I don’t think Pierce is going to be someone you’re going to want to start every week in fantasy football this season. The combination of Ryan’s movement and this offensive line just isn’t going to lead to that level of commitment or numbers. But I do think he can blossom into a worthwhile WR3/FLEX play if the Colts continue to struggle to run the ball, and perhaps more than that if Pittman gets injured again. Looking back on why people took things slowly with him compared to some of this year’s other wideouts is instructive -- there was never an “if T.Y. Hilton returns...” issue hanging over George Pickens. Even with Curtis Samuel having run the best-case early scenarios off of Jahan Dotson‘s radar, Washington has enough other receiving talent to question his involvement without instant production.

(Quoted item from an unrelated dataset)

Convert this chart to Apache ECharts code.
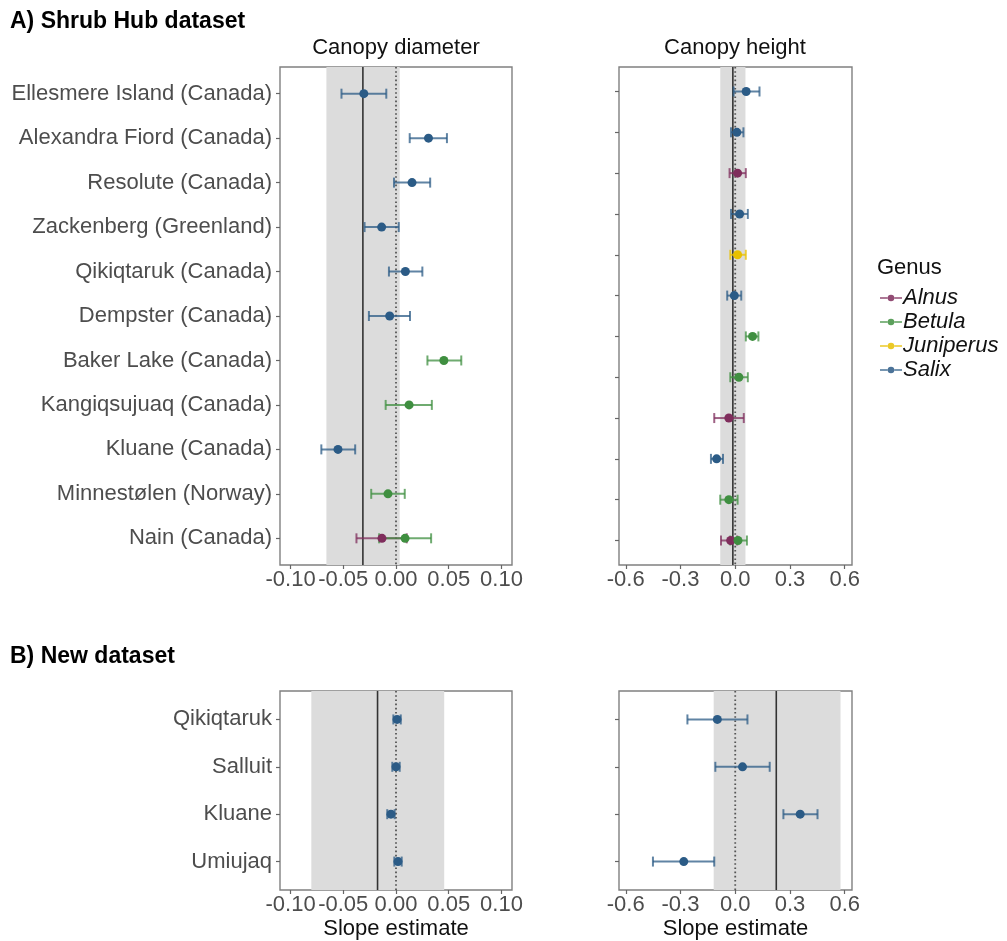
<!DOCTYPE html>
<html>
<head>
<meta charset="utf-8">
<title>Shrub trait slopes</title>
<script src="https://cdn.jsdelivr.net/npm/echarts@6/dist/echarts.min.js"></script>
<style>
  html, body { margin: 0; padding: 0; background: #ffffff; }
  #chart { width: 1007px; height: 941px; }
</style>
</head>
<body>
<div id="chart"></div>
<script>
// ---- Shrub Hub dataset: canopy diameter (one row per site) ----
const sitesA = [
  'Ellesmere Island (Canada)', 'Alexandra Fiord (Canada)', 'Resolute (Canada)',
  'Zackenberg (Greenland)', 'Qikiqtaruk (Canada)', 'Dempster (Canada)',
  'Baker Lake (Canada)', 'Kangiqsujuaq (Canada)', 'Kluane (Canada)',
  'Minnestølen (Norway)', 'Nain (Canada)'
];
const diamRow   = [0, 1, 2, 3, 4, 5, 6, 7, 8, 9, 10, 10];
const diamGenus = ['Salix', 'Salix', 'Salix', 'Salix', 'Salix', 'Salix',
                   'Betula', 'Betula', 'Salix', 'Betula', 'Alnus', 'Betula'];
const diamEst = [-0.0305, 0.0308, 0.0152, -0.0136, 0.0089, -0.0060,
                 0.0454, 0.0124, -0.0550, -0.0076, -0.0133, 0.0086];
const diamLo  = [-0.0517, 0.0130, -0.0019, -0.0298, -0.0067, -0.0257,
                 0.0298, -0.0098, -0.0708, -0.0235, -0.0375, -0.0160];
const diamHi  = [-0.0092, 0.0483, 0.0324, 0.0026, 0.0250, 0.0133,
                 0.0619, 0.0340, -0.0387, 0.0083, 0.0102, 0.0333];
// overall estimate, lower, upper
const diamOverall = [-0.0314, -0.0660, 0.0035];

// ---- Shrub Hub dataset: canopy height (twelve rows) ----
const heightRowCount = 12;
const heightRow   = [0, 1, 2, 3, 4, 5, 6, 7, 8, 9, 10, 11, 11];
const heightGenus = ['Salix', 'Salix', 'Alnus', 'Salix', 'Juniperus', 'Salix',
                     'Betula', 'Betula', 'Alnus', 'Salix', 'Betula', 'Alnus', 'Betula'];
const heightEst = [0.060, 0.009, 0.013, 0.024, 0.013, -0.005,
                   0.095, 0.020, -0.035, -0.102, -0.035, -0.025, 0.015];
const heightLo  = [-0.009, -0.023, -0.031, -0.023, -0.027, -0.044,
                   0.058, -0.027, -0.115, -0.133, -0.082, -0.078, -0.027];
const heightHi  = [0.133, 0.045, 0.058, 0.069, 0.058, 0.033,
                   0.127, 0.069, 0.047, -0.067, 0.013, 0.011, 0.064];
const heightOverall = [-0.013, -0.082, 0.056];

// ---- New dataset (all Salix) ----
const sitesB = ['Qikiqtaruk', 'Salluit', 'Kluane', 'Umiujaq'];
const newRow = [0, 1, 2, 3];
const newGenus = ['Salix', 'Salix', 'Salix', 'Salix'];
const newDiamEst = [0.0010, 0.0000, -0.0048, 0.0019];
const newDiamLo  = [-0.0025, -0.0035, -0.0083, -0.0016];
const newDiamHi  = [0.0045, 0.0035, -0.0013, 0.0054];
const newDiamOverall = [-0.0175, -0.0803, 0.0457];

const newHeightEst = [-0.098, 0.040, 0.356, -0.282];
const newHeightLo  = [-0.262, -0.109, 0.264, -0.451];
const newHeightHi  = [0.067, 0.189, 0.451, -0.115];
const newHeightOverall = [0.225, -0.118, 0.577];

// ---- Axis ticks ----
const diamTicks = [-0.10, -0.05, 0.00, 0.05, 0.10];
const heightTicks = [-0.6, -0.3, 0.0, 0.3, 0.6];

const genera = ['Alnus', 'Betula', 'Juniperus', 'Salix'];
const genusColor = {
  Alnus: '#7f2d5c',
  Betula: '#3f8f40',
  Juniperus: '#e8c000',
  Salix: '#2b5b86'
};

const FONT = 'Liberation Sans, Arial, sans-serif';
const AXIS_TEXT = '#4d4d4d';
const FRAME = '#808080';

const grids = [
  { left: 280, top: 67, width: 232, height: 498 },
  { left: 619, top: 67, width: 233, height: 498 },
  { left: 280, top: 691, width: 232, height: 199 },
  { left: 619, top: 691, width: 233, height: 199 }
].map(g => Object.assign({
  show: true, borderColor: FRAME, borderWidth: 1.4, backgroundColor: 'transparent',
  containLabel: false, outerBoundsMode: 'none'
}, g));

function xAxisCfg(gridIndex, min, max, ticks, decimals, withName) {
  const cfg = {
    gridIndex, type: 'value', min, max, position: 'bottom',
    splitLine: { show: false },
    axisLine: { show: false, onZero: false },
    axisTick: { show: true, length: 4, customValues: ticks, lineStyle: { color: '#666', width: 1.2 } },
    axisLabel: {
      customValues: ticks, margin: 4, fontSize: 22, color: AXIS_TEXT, fontFamily: FONT,
      formatter: v => v.toFixed(decimals)
    }
  };
  if (withName) {
    Object.assign(cfg, {
      name: 'Slope estimate', nameLocation: 'middle', nameGap: 28,
      nameTextStyle: { fontSize: 22, color: '#111', fontFamily: FONT }
    });
  }
  return cfg;
}

function yAxisCfg(gridIndex, n, labels) {
  const vals = Array.from({ length: n }, (_, i) => i);
  return {
    gridIndex, type: 'value', inverse: true, min: -0.6, max: n - 1 + 0.6, position: 'left',
    splitLine: { show: false },
    axisLine: { show: false, onZero: false },
    axisTick: { show: true, length: 4, customValues: vals, lineStyle: { color: '#666', width: 1.2 } },
    axisLabel: {
      show: !!labels, customValues: vals, margin: 8, fontSize: 22, color: AXIS_TEXT, fontFamily: FONT,
      formatter: v => labels ? labels[Math.round(v)] : ''
    }
  };
}

// Shaded interval, overall estimate (solid) and zero (dotted)
function referenceSeries(idx, overall) {
  return {
    type: 'custom', xAxisIndex: idx, yAxisIndex: idx, z: 1, silent: true,
    data: [[overall[1], overall[2], overall[0], 0]],
    encode: { x: [0, 1, 2], y: 3 },
    renderItem: (params, api) => {
      const cs = params.coordSys;
      const xl = api.coord([api.value(0), 0])[0];
      const xh = api.coord([api.value(1), 0])[0];
      const xe = api.coord([api.value(2), 0])[0];
      const x0 = api.coord([0, 0])[0];
      return {
        type: 'group',
        children: [
          { type: 'rect', shape: { x: xl, y: cs.y, width: xh - xl, height: cs.height },
            style: { fill: '#dcdcdc' } },
          { type: 'line', shape: { x1: xe, y1: cs.y, x2: xe, y2: cs.y + cs.height },
            style: { stroke: '#333333', lineWidth: 1.6 } },
          { type: 'line', shape: { x1: x0, y1: cs.y, x2: x0, y2: cs.y + cs.height },
            style: { stroke: '#555555', lineWidth: 1.8, lineDash: [1.6, 2.6] } }
        ]
      };
    }
  };
}

function errorbarItem(params, api) {
  const y = api.value(2);
  const a = api.coord([api.value(0), y]);
  const b = api.coord([api.value(1), y]);
  const cap = 5;
  const color = api.visual('color');
  const st = { stroke: color, lineWidth: 2, opacity: 0.75 };
  return {
    type: 'group',
    children: [
      { type: 'line', shape: { x1: a[0], y1: a[1], x2: b[0], y2: b[1] }, style: st },
      { type: 'line', shape: { x1: a[0], y1: a[1] - cap, x2: a[0], y2: a[1] + cap }, style: st },
      { type: 'line', shape: { x1: b[0], y1: b[1] - cap, x2: b[0], y2: b[1] + cap }, style: st }
    ]
  };
}

function panelSeries(idx, rows, genus, est, lo, hi) {
  const out = [];
  genera.forEach(g => {
    const ids = rows.map((_, i) => i).filter(i => genus[i] === g);
    if (!ids.length) return;
    out.push({
      name: g, type: 'custom', xAxisIndex: idx, yAxisIndex: idx, z: 3,
      itemStyle: { color: genusColor[g] },
      data: ids.map(i => [lo[i], hi[i], rows[i]]),
      encode: { x: [0, 1], y: 2 },
      renderItem: errorbarItem
    });
    out.push({
      name: g, type: 'scatter', xAxisIndex: idx, yAxisIndex: idx, z: 4,
      symbol: 'circle', symbolSize: 9,
      itemStyle: { color: genusColor[g], opacity: 1 },
      data: ids.map(i => [est[i], rows[i]])
    });
  });
  return out;
}

const series = [
  referenceSeries(0, diamOverall),
  referenceSeries(1, heightOverall),
  referenceSeries(2, newDiamOverall),
  referenceSeries(3, newHeightOverall),
  ...panelSeries(0, diamRow, diamGenus, diamEst, diamLo, diamHi),
  ...panelSeries(1, heightRow, heightGenus, heightEst, heightLo, heightHi),
  ...panelSeries(2, newRow, newGenus, newDiamEst, newDiamLo, newDiamHi),
  ...panelSeries(3, newRow, newGenus, newHeightEst, newHeightLo, newHeightHi)
];

// legend key: a short line with a dot in the middle
const keyIcon = 'path://M0,9.1 L8.6,9.1 L8.6,10.9 L0,10.9 Z M15.4,9.1 L24,9.1 L24,10.9 L15.4,10.9 Z ' +
                'M8.4,10 A3.6,3.6 0 1,0 15.6,10 A3.6,3.6 0 1,0 8.4,10 Z';

const option = {
  animation: false,
  backgroundColor: '#ffffff',
  grid: grids,
  xAxis: [
    xAxisCfg(0, -0.11, 0.11, diamTicks, 2, false),
    xAxisCfg(1, -0.637, 0.64, heightTicks, 1, false),
    xAxisCfg(2, -0.11, 0.11, diamTicks, 2, true),
    xAxisCfg(3, -0.637, 0.64, heightTicks, 1, true)
  ],
  yAxis: [
    yAxisCfg(0, sitesA.length, sitesA),
    yAxisCfg(1, heightRowCount, null),
    yAxisCfg(2, sitesB.length, sitesB),
    yAxisCfg(3, sitesB.length, null)
  ],
  legend: {
    orient: 'vertical', left: 875, top: 282,
    itemWidth: 22, itemHeight: 7, itemGap: 2,
    selectedMode: false,
    textStyle: { fontSize: 22, fontStyle: 'italic', color: '#111', fontFamily: FONT, padding: [0, 0, 0, -4] },
    data: genera.map(g => ({ name: g, icon: keyIcon, itemStyle: { color: genusColor[g], opacity: 0.85 } }))
  },
  graphic: [
    { type: 'text', left: 10, top: 10, style: { text: 'A) Shrub Hub dataset', font: 'bold 23px ' + FONT, fill: '#000' } },
    { type: 'text', left: 10, top: 645, style: { text: 'B) New dataset', font: 'bold 23px ' + FONT, fill: '#000' } },
    { type: 'text', x: 396, y: 48, style: { text: 'Canopy diameter', font: '22px ' + FONT, fill: '#111', align: 'center', verticalAlign: 'middle' } },
    { type: 'text', x: 735, y: 48, style: { text: 'Canopy height', font: '22px ' + FONT, fill: '#111', align: 'center', verticalAlign: 'middle' } },
    { type: 'text', x: 877, y: 268, style: { text: 'Genus', font: '22px ' + FONT, fill: '#111', align: 'left', verticalAlign: 'middle' } }
  ],
  series
};

const chart = echarts.init(document.getElementById('chart'), null, { renderer: 'canvas' });
chart.setOption(option);
</script>
</body>
</html>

But the way it’s run out for Pierce, the main competition he has to step into a bigger role is probably just the Colts playing so ground-and-pound that only Jonathan Taylor and Pittman are worth rostering. Except ... the Colts are 24th in rushing offense DVOA. Taylor has 125 yards in the last two games, and his only smash game of the season is against a team the Bears just ran for 280 yards on. The Chiefs aren’t traditionally a good run defense under Steve Spagnuolo. I don’t want to minimize Jelani Taylor’s chances of being a real piece, but tight ends are always fighting uphill in their rookie season.

So while nothing outside of the 30-yard catch grabbed me as a spectacular play, I do think Pierce is worth some bench stashes and speculation in mid-to-deep bench leagues if he’s been dropped or was ignored. There was already a lot of playing-time opportunity and the only reason he’s not already heavily on your radar is a rough Week 1.